Published 04/08/2016, 08:09 AM
Updated 04/08/2016, 08:09 AM
© Reuters. U.S. 100 dollar notes are seen at a bank in this picture illustration in Seoul

By Patrick Graham

LONDON (Reuters) - Gains for stock markets and a warning of possible intervention from Japan's finance minister knocked back the yen on Friday after a week of startling gains.

The yen surged at one point by as much as 2 percent against the dollar on Thursday, and Minister Taro Aso responded early on Friday by warning rapid currency moves were "undesirable," that the yen's were "one-sided" and that Japan would take steps as needed.

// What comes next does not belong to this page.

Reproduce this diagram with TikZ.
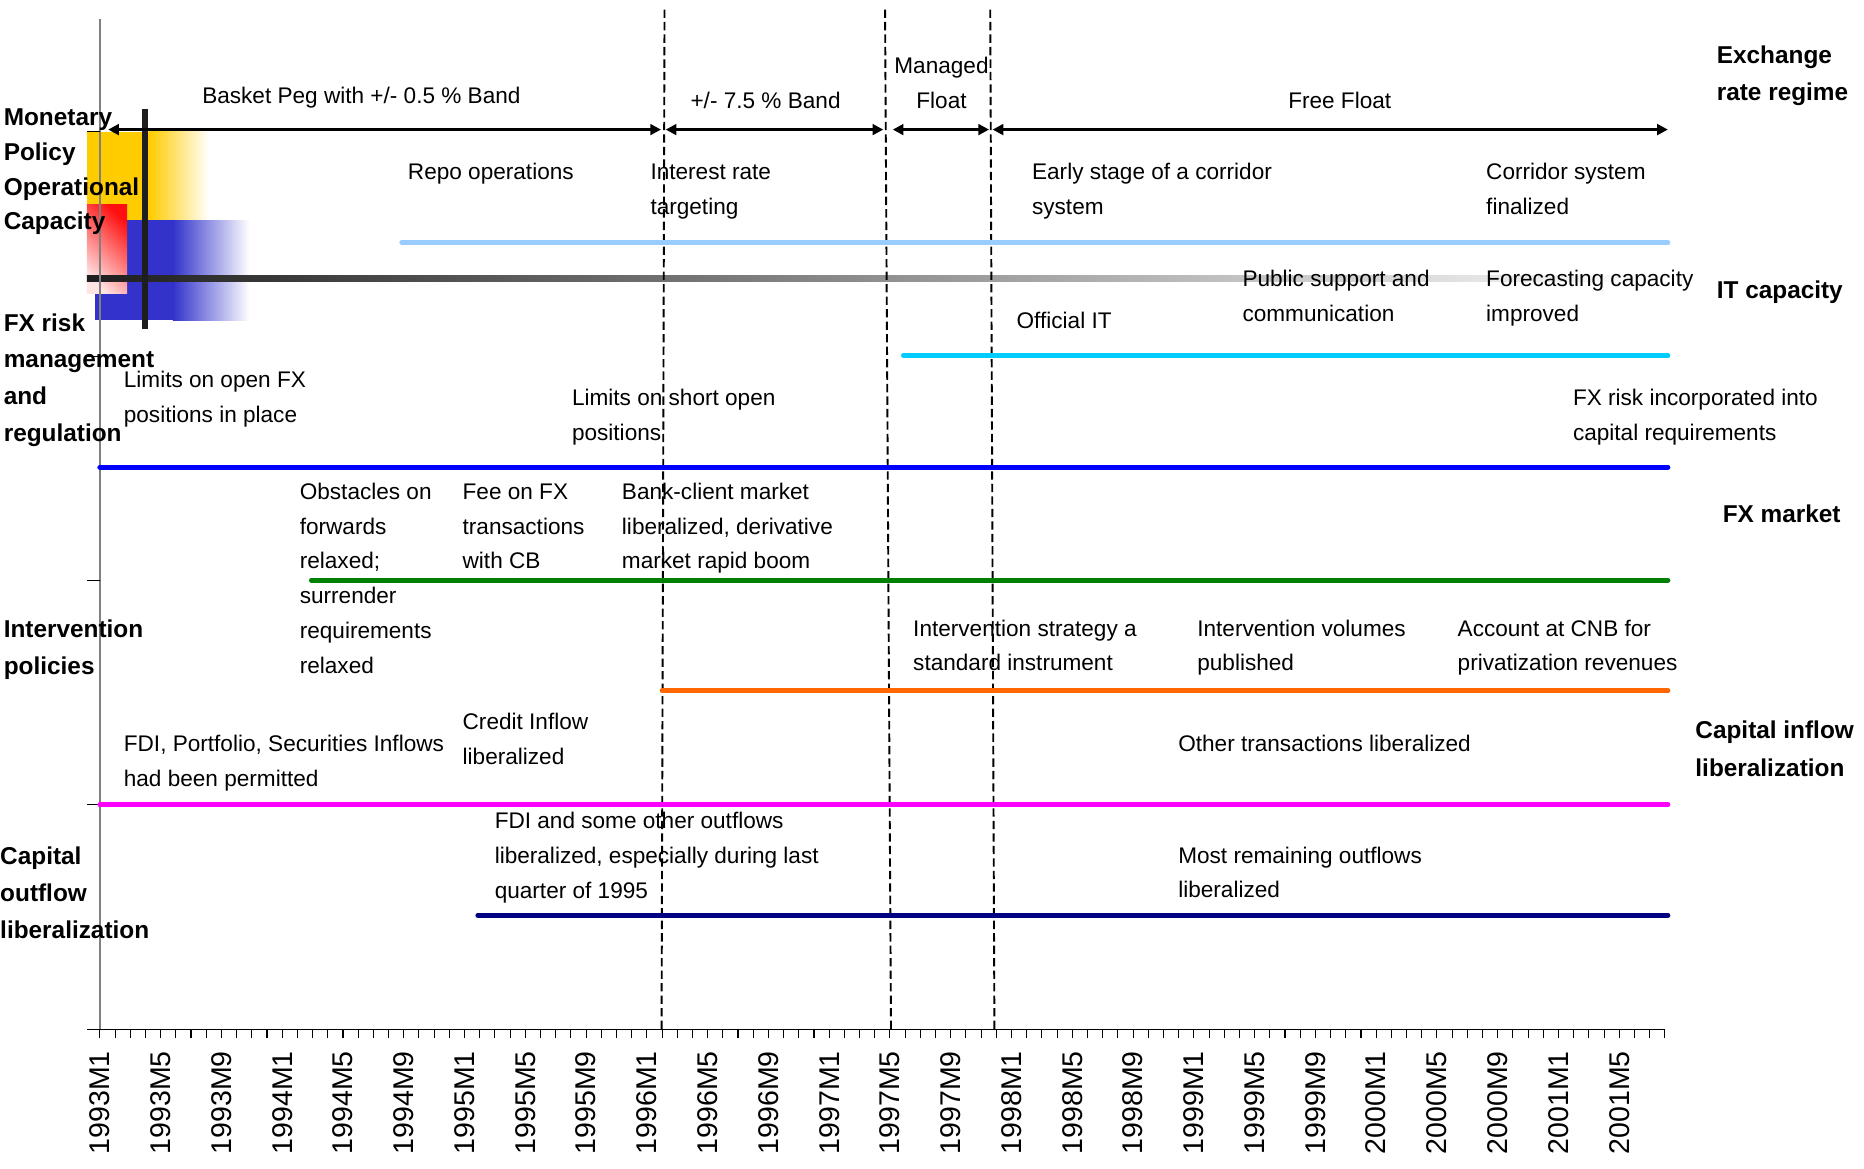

That is language that Tokyo has used in the past to flag intervention, and the yen's run to 17-month highs against the dollar has required investors to believe it would hold fire at least until after next week's G20 meetings in Washington.

"Of course there is some fear in the market," said Manuel Oliveri, a strategist at Credit Agricole (PA:CAGR) in London.

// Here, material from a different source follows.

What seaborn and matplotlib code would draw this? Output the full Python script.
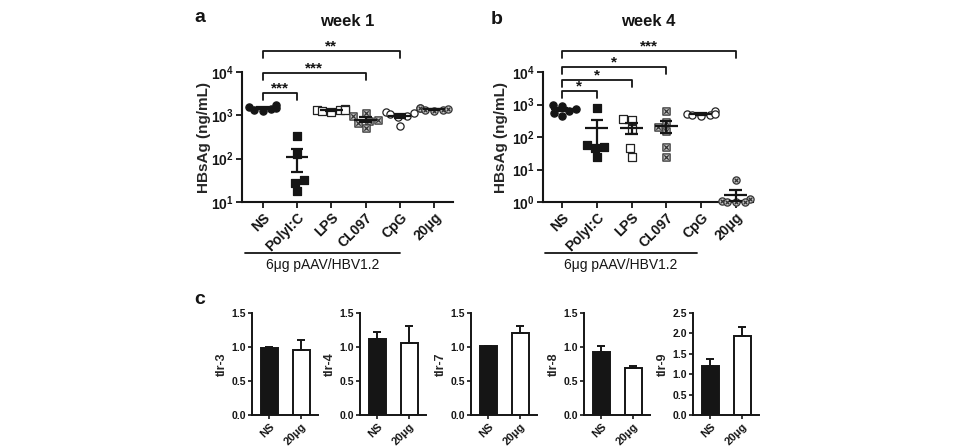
import numpy as np
import matplotlib
matplotlib.use('Agg')
import matplotlib.pyplot as plt
import matplotlib.transforms as mtransforms
from matplotlib.path import Path
from matplotlib.ticker import NullLocator
import seaborn as sns

sns.set_style('ticks')
plt.rcParams['font.family'] = ['Liberation Sans', 'DejaVu Sans']
plt.rcParams['font.weight'] = 'bold'
plt.rcParams['mathtext.fontset'] = 'custom'
plt.rcParams['mathtext.rm'] = 'Liberation Sans'
plt.rcParams['mathtext.bf'] = 'Liberation Sans:bold'
plt.rcParams['mathtext.it'] = 'Liberation Sans:italic'

INK = '#151515'

# ---------------- data ----------------
groups = ['NS', 'PolyI:C', 'LPS', 'CL097', 'CpG', '20μg']

week1_NS = [1750, 1550, 1400, 1300, 1450, 1250]
week1_PolyIC = [325, 131, 32, 28, 18]
week1_LPS = [1300, 1350, 1200, 1250, 1400, 1300]
week1_CL097 = [1150, 950, 800, 750, 650, 500]
week1_CpG = [1200, 1150, 1050, 950, 900, 580]
week1_20ug = [1500, 1450, 1350, 1300, 1250, 1400]

week4_NS = [1000, 900, 750, 650, 550, 450]
week4_PolyIC = [760, 55, 50, 45, 25]
week4_LPS = [360, 340, 180, 45, 25]
week4_CL097 = [650, 280, 200, 150, 50, 25]
week4_CpG = [650, 520, 480, 450, 470, 500]
week4_20ug = [4.7, 1.2, 1.1, 1.0, 1.0, 1.0]

week1_sig = [('PolyI:C', '***'), ('CL097', '***'), ('CpG', '**')]
week4_sig = [('PolyI:C', '*'), ('LPS', '*'), ('CL097', '*'), ('20μg', '***')]

tlr_groups = ['NS', '20μg']
tlr_names = ['tlr-3', 'tlr-4', 'tlr-7', 'tlr-8', 'tlr-9']
tlr3_mean = [0.99, 0.95]
tlr3_err = [0.01, 0.15]
tlr4_mean = [1.12, 1.06]
tlr4_err = [0.10, 0.25]
tlr7_mean = [1.01, 1.21]
tlr7_err = [0.005, 0.10]
tlr8_mean = [0.93, 0.69]
tlr8_err = [0.08, 0.03]
tlr9_mean = [1.20, 1.93]
tlr9_err = [0.17, 0.22]
tlr_ymax = [1.5, 1.5, 1.5, 1.5, 2.5]

# ---------------- markers ----------------
MV, LT, CP = Path.MOVETO, Path.LINETO, Path.CLOSEPOLY
sq = Path([(-1, -1), (1, -1), (1, 1), (-1, 1), (-1, -1)], [MV, LT, LT, LT, CP])
xa = Path([(-0.6, -0.6), (0.6, 0.6)], [MV, LT])
xb = Path([(-0.6, 0.6), (0.6, -0.6)], [MV, LT])
square_x = Path.make_compound_path(sq, xa, xb)
circ = Path.unit_circle()
xc = Path([(-0.5, -0.5), (0.5, 0.5)], [MV, LT])
xd = Path([(-0.5, 0.5), (0.5, -0.5)], [MV, LT])
circle_x = Path.make_compound_path(circ, xc, xd)

styles = [('o', INK, INK), ('s', INK, INK), ('s', 'white', '#222222'),
          (square_x, '#c4c4c4', '#333333'), ('o', 'white', '#222222'),
          (circle_x, '#c4c4c4', '#333333')]

W, H = 957, 448
fig = plt.figure(figsize=(W / 100, H / 100), dpi=100)


def px_axes(left, top, right, bottom):
    return fig.add_axes([left / W, 1 - bottom / H, (right - left) / W, (bottom - top) / H])


def scatter_panel(ax, datasets, ylim, yticks, title, sigs, br_levels, xlim, line_span):
    ax.set_yscale('log')
    for g, vals, (mk, fc, ec) in zip(groups, datasets, styles):
        sns.swarmplot(x=[g] * len(vals), y=vals, order=groups, ax=ax, marker=mk,
                      color=fc, edgecolor=ec, linewidth=0.9, size=5.2, zorder=3)
    for i, vals in enumerate(datasets):
        v = np.asarray(vals, float)
        m = v.mean()
        se = v.std(ddof=1) / np.sqrt(len(v))
        ax.hlines(m, i - 0.33, i + 0.33, color=INK, lw=1.6, zorder=6)
        ax.vlines(i, m - se, m + se, color=INK, lw=1.6, zorder=6)
        ax.hlines([m - se, m + se], i - 0.18, i + 0.18, color=INK, lw=1.6, zorder=6)
    for c in ax.collections:
        c.set_clip_on(False)
    ax.set_xlim(*xlim)
    ax.set_ylim(*ylim)
    ax.set_yticks(yticks)
    ax.set_yticklabels([r'$\mathbf{10^{%d}}$' % int(np.log10(t)) for t in yticks], fontsize=10)
    ax.yaxis.set_minor_locator(NullLocator())
    ax.set_xticks(range(len(groups)))
    ax.set_xticklabels(groups, rotation=45, ha='right', rotation_mode='anchor',
                       fontsize=10, fontweight='bold')
    ax.set_xlabel('')
    ax.set_ylabel('HBsAg (ng/mL)', fontsize=11, fontweight='bold')
    ax.tick_params(axis='both', length=4, width=1.3, colors=INK, pad=2)
    for s in ['left', 'bottom']:
        ax.spines[s].set_linewidth(1.5)
        ax.spines[s].set_color(INK)
    sns.despine(ax=ax)
    tr = mtransforms.blended_transform_factory(ax.transData, ax.transAxes)
    drop = 7 / 130
    for (g, star), lev in zip(sigs, br_levels):
        j = groups.index(g)
        ax.plot([0, 0, j, j], [lev - drop, lev, lev, lev - drop], transform=tr,
                color=INK, lw=1.3, clip_on=False)
        ax.text(j / 2, lev + 0.005, star, transform=tr, ha='center', va='baseline',
                fontsize=11, fontweight='bold', color=INK)
    ax.text(0.5, 1.385, title, transform=ax.transAxes, ha='center', va='center',
            fontsize=12, fontweight='bold', color=INK)
    ax.plot(list(line_span), [-0.392, -0.392], transform=tr, color=INK, lw=1.3, clip_on=False)
    ax.text(sum(line_span) / 2, -0.485, '6μg pAAV/HBV1.2', transform=tr, ha='center',
            va='center', fontsize=10, fontweight='normal', color=INK)


axa = px_axes(242, 72, 453, 202)
scatter_panel(axa, [week1_NS, week1_PolyIC, week1_LPS, week1_CL097, week1_CpG, week1_20ug],
              (10, 1e4), [10, 100, 1000, 10000], 'week 1', week1_sig,
              [0.841, 0.995, 1.164], (-0.6, 5.55), (-0.5, 4.0))
axa.yaxis.set_label_coords(-0.18, 0.5)
axa.yaxis.label.set_va('center')

axb = px_axes(543, 72, 753, 202)
scatter_panel(axb, [week4_NS, week4_PolyIC, week4_LPS, week4_CL097, week4_CpG, week4_20ug],
              (1, 1e4), [1, 10, 100, 1000, 10000], 'week 4', week4_sig,
              [0.856, 0.938, 1.041, 1.164], (-0.55, 5.5), (-0.5, 3.9))
axb.yaxis.set_label_coords(-0.2, 0.5)
axb.yaxis.label.set_va('center')

# ---------------- panel c ----------------
tlr_means = [tlr3_mean, tlr4_mean, tlr7_mean, tlr8_mean, tlr9_mean]
tlr_errs = [tlr3_err, tlr4_err, tlr7_err, tlr8_err, tlr9_err]
c_lefts = [252, 360, 471, 584, 693]
for k, (name, means, errs, ymax, lx) in enumerate(zip(tlr_names, tlr_means, tlr_errs, tlr_ymax, c_lefts)):
    ax = px_axes(lx, 313, lx + 66, 415)
    sns.barplot(x=tlr_groups, y=means, hue=tlr_groups, palette=[INK, 'white'],
                order=tlr_groups, hue_order=tlr_groups, legend=False, ax=ax,
                edgecolor=INK, linewidth=1.4, width=0.53, errorbar=None, saturation=1)
    ax.errorbar([0, 1], means, yerr=[[0, 0], errs], fmt='none', ecolor=INK,
                elinewidth=1.4, capsize=3, capthick=1.4, zorder=5)
    ax.set_xlim(-0.53, 1.52)
    ax.set_ylim(0, ymax)
    ticks = np.arange(0, ymax + 0.01, 0.5)
    ax.set_yticks(ticks)
    ax.set_yticklabels(['%.1f' % t for t in ticks], fontsize=7.5, fontweight='bold')
    ax.set_xticks([0, 1])
    ax.set_xticklabels(tlr_groups, rotation=45, ha='right', rotation_mode='anchor',
                       fontsize=8, fontweight='bold')
    ax.set_xlabel('')
    ax.set_ylabel(name, fontsize=9, fontweight='bold')
    ax.yaxis.set_label_coords(-0.45, 0.5)
    ax.yaxis.label.set_va('center')
    ax.tick_params(axis='both', length=3, width=1.2, colors=INK, pad=1.5)
    for s in ['left', 'bottom']:
        ax.spines[s].set_linewidth(1.4)
        ax.spines[s].set_color(INK)
    sns.despine(ax=ax)

fig.text(200 / W, 1 - 18 / H, 'a', fontsize=14, fontweight='bold', ha='center', va='center', color=INK)
fig.text(497 / W, 1 - 19 / H, 'b', fontsize=14, fontweight='bold', ha='center', va='center', color=INK)
fig.text(200 / W, 1 - 300 / H, 'c', fontsize=14, fontweight='bold', ha='center', va='center', color=INK)

fig.savefig('out.png', dpi=100)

"But one has to bear in mind that there is the G20 agreement not to, and that to work any intervention would need to be large and really that means it would need the support of the Fed and the European Central Bank."

By 0738 GMT, the yen had lost 0.5 percent at 108.75 yen per dollar, still up more than 2 percent on the week and around 10 percent on the year so far.

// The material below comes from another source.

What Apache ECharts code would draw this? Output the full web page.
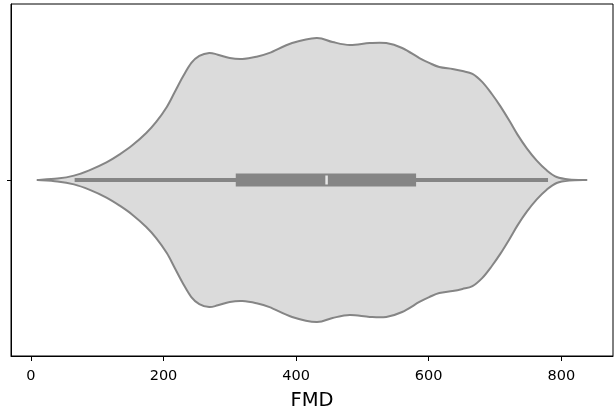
<!DOCTYPE html>
<html>
<head>
<meta charset="utf-8">
<script src="https://cdn.jsdelivr.net/npm/echarts@6/dist/echarts.min.js"></script>
<style>html,body{margin:0;padding:0;background:#fff}#c{width:615px;height:411px}</style>
</head>
<body>
<div id="c"></div>
<script>
// FMD values along the violin and its half-width (density, scaled so max half-width = 0.4 of the category band)
const fmdValues = [10, 40, 65, 88, 114, 134, 153, 174, 189, 205, 217, 229, 242, 254, 269, 282, 300, 319, 340, 360, 394, 431, 455, 481, 511, 536, 560, 586, 601, 616, 636, 651, 666, 681, 695, 708, 722, 734, 748, 763, 778, 793, 812, 838];
const halfWidth = [0, 0.008, 0.025, 0.055, 0.100, 0.146, 0.197, 0.267, 0.330, 0.415, 0.500, 0.585, 0.665, 0.705, 0.722, 0.712, 0.693, 0.688, 0.700, 0.722, 0.778, 0.807, 0.784, 0.767, 0.778, 0.778, 0.750, 0.693, 0.665, 0.642, 0.631, 0.619, 0.603, 0.556, 0.490, 0.420, 0.335, 0.258, 0.180, 0.110, 0.055, 0.017, 0.003, 0];
// box statistics: whisker low, Q1, median, Q3, whisker high
const boxStats = [66, 309, 446, 581, 780];
const xTicks = [0, 200, 400, 600, 800];

const outline = '#858585';
const fill = '#dbdbdb';

// Catmull-Rom curve through points mapped by the chart's own axes
function curveSegments(pts) {
  let d = '';
  for (let i = 0; i < pts.length - 1; i++) {
    const p0 = pts[Math.max(i - 1, 0)], p1 = pts[i], p2 = pts[i + 1], p3 = pts[Math.min(i + 2, pts.length - 1)];
    const c1 = [p1[0] + (p2[0] - p0[0]) / 6, p1[1] + (p2[1] - p0[1]) / 6];
    const c2 = [p2[0] - (p3[0] - p1[0]) / 6, p2[1] - (p3[1] - p1[1]) / 6];
    d += ' C' + c1[0] + ',' + c1[1] + ' ' + c2[0] + ',' + c2[1] + ' ' + p2[0] + ',' + p2[1];
  }
  return d;
}

function renderViolin(params, api) {
  const up = fmdValues.map((v, i) => api.coord([v, halfWidth[i] * 0.5]));
  const lo = fmdValues.map((v, i) => api.coord([v, -halfWidth[i] * 0.5])).reverse();
  const d = 'M' + up[0][0] + ',' + up[0][1] + curveSegments(up) + curveSegments(lo) + ' Z';
  return {
    type: 'path',
    shape: {pathData: d},
    style: {fill: fill, stroke: outline, lineWidth: 2, lineJoin: 'round'}
  };
}

const chart = echarts.init(document.getElementById('c'), null, {renderer: 'canvas'});
chart.setOption({
  animation: false,
  grid: {left: 11, right: 2, top: 4, bottom: 55, outerBoundsMode: 'none', containLabel: false,
         show: true, borderColor: '#000', borderWidth: 1, backgroundColor: 'transparent'},
  xAxis: {
    type: 'value', min: -30, max: 878,
    name: 'FMD', nameLocation: 'middle', nameGap: 35,
    nameTextStyle: {fontSize: 19.5, color: '#000', fontFamily: 'DejaVu Sans'},
    axisLine: {show: true, onZero: false, lineStyle: {color: '#000', width: 1}},
    axisTick: {show: true, customValues: xTicks, length: 5, lineStyle: {color: '#000'}},
    axisLabel: {customValues: xTicks, fontSize: 14.5, color: '#000', margin: 13, fontFamily: 'DejaVu Sans'},
    splitLine: {show: false}
  },
  yAxis: {
    type: 'value', min: -0.5, max: 0.5,
    axisLine: {show: true, onZero: false, lineStyle: {color: '#000', width: 1}},
    axisTick: {show: true, customValues: [0], length: 4, lineStyle: {color: '#000'}},
    axisLabel: {show: false},
    splitLine: {show: false}
  },
  series: [
    {
      type: 'custom', renderItem: renderViolin, data: [[fmdValues[0], 0]], z: 2, silent: true
    },
    {
      type: 'line', data: [[boxStats[0], 0], [boxStats[4], 0]], symbol: 'none',
      lineStyle: {color: outline, width: 4, cap: 'butt'}, z: 3
    },
    {
      type: 'line', data: [[boxStats[1], 0], [boxStats[3], 0]], symbol: 'none',
      lineStyle: {color: outline, width: 13, cap: 'butt'}, z: 4
    },
    {
      type: 'scatter', data: [[boxStats[2], 0]], symbol: 'rect', symbolSize: [2.5, 9],
      itemStyle: {color: '#ffffff'}, z: 5
    }
  ]
});
</script>
</body>
</html>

The improved tone on European stock markets - still on course for their fourth straight week of losses - helped the Australian and Canadian dollars rise half a percent each.

But overall their U.S. counterpart was marginally higher against the basket of currencies that measures its broad strength (DXY), taking some comfort from Federal Reserve Chair Janet Yellen's promise on Thursday that the U.S. central bank was on course to tighten rates gradually.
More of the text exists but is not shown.